:: DATA SUPPLIED

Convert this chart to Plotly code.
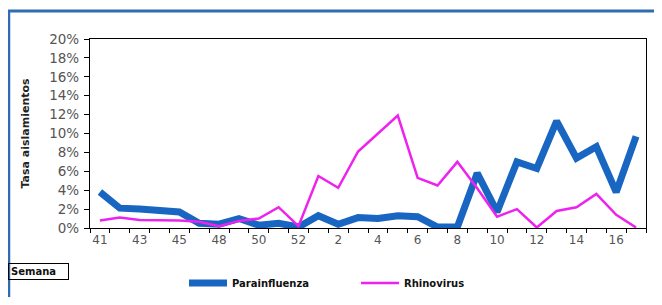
import plotly.graph_objects as go

weeks = ["41", "42", "43", "44", "45", "47", "48", "49", "50", "51", "52",
         "1", "2", "3", "4", "5", "6", "7", "8", "9", "10", "11", "12", "13",
         "14", "15", "16", "17"]
parainfluenza = [3.8, 2.1, 2.0, 1.9, 1.7, 0.5, 0.4, 1.0, 0.3, 0.5, 0.1,
                 1.3, 0.4, 1.1, 1.0, 1.3, 1.2, 0.1, 0.1, 5.8, 1.7, 7.0, 6.3, 11.3,
                 7.4, 8.6, 3.8, 9.7]
rhinovirus = [0.8, 1.1, 0.85, 0.85, 0.8, 0.65, 0.2, 0.75, 1.0, 2.2, 0.2,
              5.5, 4.25, 8.1, 10.0, 11.9, 5.3, 4.5, 7.0, 4.2, 1.2, 2.0, 0.05, 1.8,
              2.2, 3.6, 1.4, 0.05]
tick_text = [w if i % 2 == 0 else "" for i, w in enumerate(weeks)]

# The page body has an 8px margin, so the figure is placed at (8, 8)
OFF = 8
W, H = 662 - OFF, 305 - 2 * OFF
PLOT_L, PLOT_R, PLOT_T, PLOT_B = 90, 646, 39, 228  # page pixels
ML, MR = PLOT_L - OFF, W - (PLOT_R - OFF)
MT, MB = PLOT_T - OFF, H - (PLOT_B - OFF)
PW, PH = W - ML - MR, H - MT - MB

def px_x(x):
    return (x - PLOT_L) / PW

def px_y(y):
    return (PLOT_B - y) / PH

fig = go.Figure()
fig.add_trace(go.Scatter(x=weeks, y=parainfluenza, mode="lines", name="Parainfluenza",
                         line=dict(color="#1866C2", width=7)))
fig.add_trace(go.Scatter(x=weeks, y=rhinovirus, mode="lines", name="Rhinovirus",
                         line=dict(color="#EE22EE", width=2.5)))

tick_font = "DejaVu Sans, Verdana, sans-serif"
bold_font = "DejaVu Sans, Verdana, sans-serif"

fig.update_layout(
    width=W, height=H,
    margin=dict(l=ML, r=MR, t=MT, b=MB, autoexpand=False),
    paper_bgcolor="white", plot_bgcolor="white",
    font=dict(family=tick_font, size=12, color="#404040"),
    showlegend=True,
    legend=dict(orientation="h", x=px_x(184), xanchor="left",
                y=px_y(283), yanchor="middle",
                font=dict(size=10, color="#111111", family=bold_font, weight="bold"),
                itemwidth=38,
                entrywidth=119, entrywidthmode="pixels",
                bgcolor="rgba(0,0,0,0)"),
    xaxis=dict(type="category", categoryorder="array", categoryarray=weeks,
               range=[-0.5, len(weeks) - 0.5], automargin=False,
               tickmode="array", tickvals=weeks, ticktext=tick_text, tickangle=0,
               tickson="boundaries", ticks="outside", ticklen=4, tickcolor="black",
               showline=True, linecolor="black", linewidth=1.2, mirror=True,
               showgrid=False, zeroline=False,
               tickfont=dict(size=12, color="#555555", family=tick_font)),
    yaxis=dict(range=[0, 20], dtick=2, ticksuffix="%", automargin=False,
               ticks="outside", ticklen=5, tickcolor="black",
               ticklabelstandoff=2,
               showline=True, linecolor="black", linewidth=1.2, mirror=True,
               showgrid=False, zeroline=False,
               tickfont=dict(size=13.5, color="#555555", family=tick_font)),
)

fig.add_annotation(text="<b>Tasa aislamientos</b>", textangle=-90,
                   xref="paper", yref="paper", x=px_x(25), y=0.5,
                   xanchor="center", yanchor="middle", showarrow=False,
                   font=dict(size=11, color="#222222", family=bold_font))

fig.add_annotation(text="<b>Semana</b>", xref="paper", yref="paper",
                   x=px_x(8), y=px_y(271), xanchor="left", yanchor="middle",
                   showarrow=False, width=55, align="left",
                   bordercolor="black", borderwidth=1, borderpad=2,
                   font=dict(size=10, color="#111111", family=bold_font))

# outer blue frame (left and top edges visible)
fig.add_shape(type="line", xref="paper", yref="paper",
              x0=px_x(9), x1=px_x(9), y0=px_y(11), y1=px_y(330),
              line=dict(color="#2E6DB0", width=2.5))
fig.add_shape(type="line", xref="paper", yref="paper",
              x0=px_x(8), x1=px_x(700), y0=px_y(11), y1=px_y(11),
              line=dict(color="#2E6DB0", width=3))

fig.write_html("out.html")
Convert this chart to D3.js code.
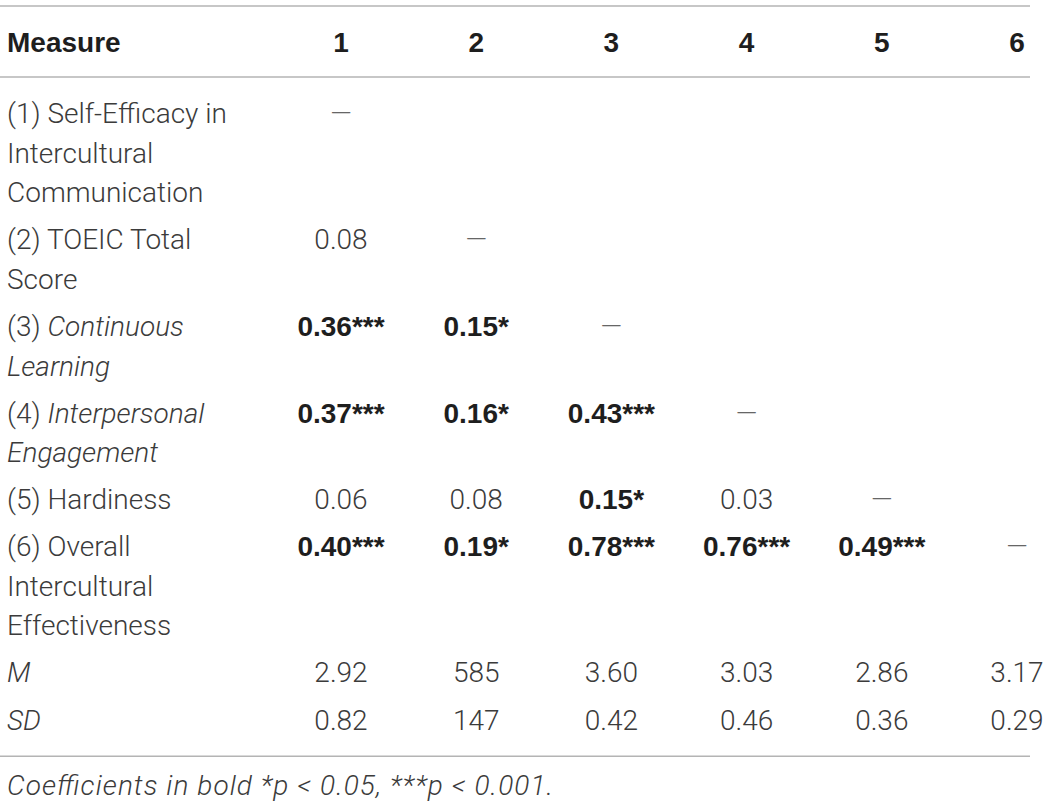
<!DOCTYPE html>
<html>
<head>
<meta charset="utf-8">
<script src="https://cdn.jsdelivr.net/npm/d3@7"></script>
<style>
    body { margin: 0; background: #fff; }
    svg text { font-family: Roboto, "Liberation Sans", sans-serif; }
    svg text.bold { font-family: "Liberation Sans", Arial, sans-serif; font-weight: bold; }
</style>
</head>
<body>
<svg id="svgCorrTable"></svg>
<script>
// Table content
const columns = ['1', '2', '3', '4', '5', '6'];
const headerLabel = 'Measure';

// label lines, _text_ = italic
const measureLabels = [
    ['(1) Self-Efficacy in', 'Intercultural', 'Communication'],
    ['(2) TOEIC Total', 'Score'],
    ['(3) _Continuous_', '_Learning_'],
    ['(4) _Interpersonal_', '_Engagement_'],
    ['(5) Hardiness'],
    ['(6) Overall', 'Intercultural', 'Effectiveness']
];

const corrValues = [
    [],
    [0.08],
    [0.36, 0.15],
    [0.37, 0.16, 0.43],
    [0.06, 0.08, 0.15, 0.03],
    [0.40, 0.19, 0.78, 0.76, 0.49]
];

// number of stars per coefficient (0 = not significant)
const corrStars = [
    [],
    [0],
    [3, 1],
    [3, 1, 3],
    [0, 0, 1, 0],
    [3, 1, 3, 3, 3]
];

const statLabels = ['_M_', '_SD_'];
const means = [2.92, 585, 3.60, 3.03, 2.86, 3.17];
const sds = [0.82, 147, 0.42, 0.46, 0.36, 0.29];
const statDecimals = [2, 0, 2, 2, 2, 2];

const footnote = 'Coefficients in bold *p < 0.05, ***p < 0.001.';

// Layout
const width = 1054;
const height = 806;
const fontSize = 28;
const lineHeight = 39.5;
const rowGap = 7.6;
const ruleTop = 6;
const headerHeight = 71;
const bodyPadTop = 16.5;
const bodyPadBottom = 17;
const ruleRight = 1030;
const labelX = 7;
const footnoteWidth = 546;

const textColor = '#3b3b3b';
const boldColor = '#1e1e1e';
const dashColor = '#666';
const ruleColor = '#b4b4b4';

const svg = d3.select('#svgCorrTable')
    .attr('width', width)
    .attr('height', height);

const x = d3.scalePoint()
    .domain(columns)
    .range([341, 1017]);

const fmt2 = d3.format('.2f');

// Build rows
let rows = measureLabels.map((lines, i) => ({
    lines: lines,
    cells: columns.map((c, j) => {
        if(j < i) {
            const stars = corrStars[i][j];
            return {col: c, text: fmt2(corrValues[i][j]) + '*'.repeat(stars), bold: stars > 0};
        }
        if(j === i) return {col: c, text: '\u2014', dash: true};
        return null;
    }).filter(d => d)
}));

[means, sds].forEach((vals, k) => {
    rows.push({
        lines: [statLabels[k]],
        cells: columns.map((c, j) => ({col: c, text: d3.format(`.${statDecimals[j]}f`)(vals[j])}))
    });
});

// vertical positions (centre of first line of each row)
const headerY = ruleTop + headerHeight / 2;
const headerRuleY = ruleTop + headerHeight;
let yCursor = headerRuleY + bodyPadTop + lineHeight / 2;
rows.forEach(r => {
    r.y = yCursor;
    yCursor += r.lines.length * lineHeight + rowGap;
});
const bottomRuleY = yCursor - rowGap - lineHeight / 2 + bodyPadBottom;

// Rules
svg.selectAll('.rule')
    .data([ruleTop, headerRuleY, bottomRuleY])
    .join('line')
        .classed('rule', true)
        .attr('x1', 0)
        .attr('x2', ruleRight)
        .attr('y1', d => d)
        .attr('y2', d => d)
        .style('stroke', ruleColor)
        .style('stroke-width', '1.5');

// Header
svg.append('text')
    .classed('bold', true)
    .attr('x', labelX)
    .attr('y', headerY)
    .attr('dy', '0.36em')
    .style('font-size', `${fontSize}px`)
    .style('fill', boldColor)
    .text(headerLabel);

svg.selectAll('.colHeader')
    .data(columns)
    .join('text')
        .classed('colHeader bold', true)
        .attr('x', d => x(d))
        .attr('y', headerY)
        .attr('dy', '0.36em')
        .style('text-anchor', 'middle')
        .style('font-size', `${fontSize}px`)
        .style('fill', boldColor)
        .text(d => d);

// Row labels with italic parts
function addSegments(textSel, str) {
    str.split(/(_[^_]+_)/).filter(s => s.length).forEach(s => {
        const it = s.startsWith('_');
        textSel.append('tspan')
            .style('font-style', it ? 'italic' : 'normal')
            .text(it ? s.slice(1, -1) : s);
    });
}

const rowG = svg.selectAll('.bodyRow')
    .data(rows)
    .join('g')
        .classed('bodyRow', true);

rowG.each(function(r) {
    const g = d3.select(this);
    r.lines.forEach((line, li) => {
        const t = g.append('text')
            .attr('x', labelX)
            .attr('y', r.y + li * lineHeight)
            .attr('dy', '0.36em')
            .style('font-size', `${fontSize}px`)
            .style('font-weight', '300')
            .style('fill', textColor);
        addSegments(t, line);
    });
});

rowG.selectAll('.cell')
    .data(r => r.cells.map(c => Object.assign({y: r.y}, c)))
    .join('text')
        .attr('class', d => d.bold ? 'cell bold' : 'cell')
        .attr('x', d => x(d.col))
        .attr('y', d => d.y)
        .attr('dy', '0.36em')
        .style('text-anchor', 'middle')
        .style('font-size', `${fontSize}px`)
        .style('font-weight', d => d.bold ? 'bold' : '300')
        .style('fill', d => d.bold ? boldColor : (d.dash ? dashColor : textColor))
        .text(d => d.text);

// Footnote
svg.append('text')
    .attr('x', labelX)
    .attr('y', bottomRuleY + 29)
    .attr('dy', '0.36em')
    .attr('textLength', footnoteWidth)
    .attr('lengthAdjust', 'spacing')
    .style('font-size', `${fontSize}px`)
    .style('font-style', 'italic')
    .style('font-weight', '300')
    .style('fill', textColor)
    .text(footnote);
</script>
</body>
</html>
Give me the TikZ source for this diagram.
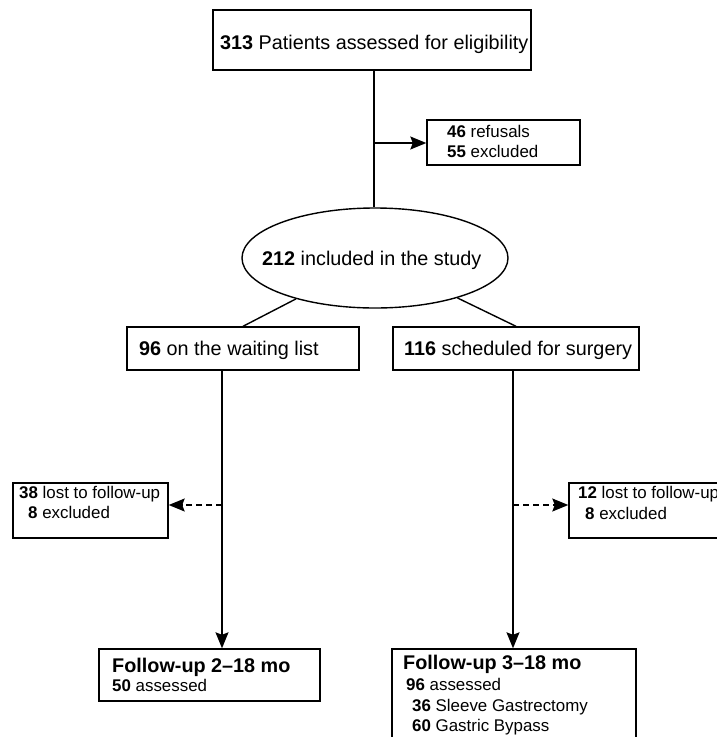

::::

Stop after the line containing "import plotly.graph_objects as go": copy the records exactly from the first line up to there, leaving pictures out.

### OUTPUT FOR THIS EXERCISE
Convert this chart to Plotly code.
import plotly.graph_objects as go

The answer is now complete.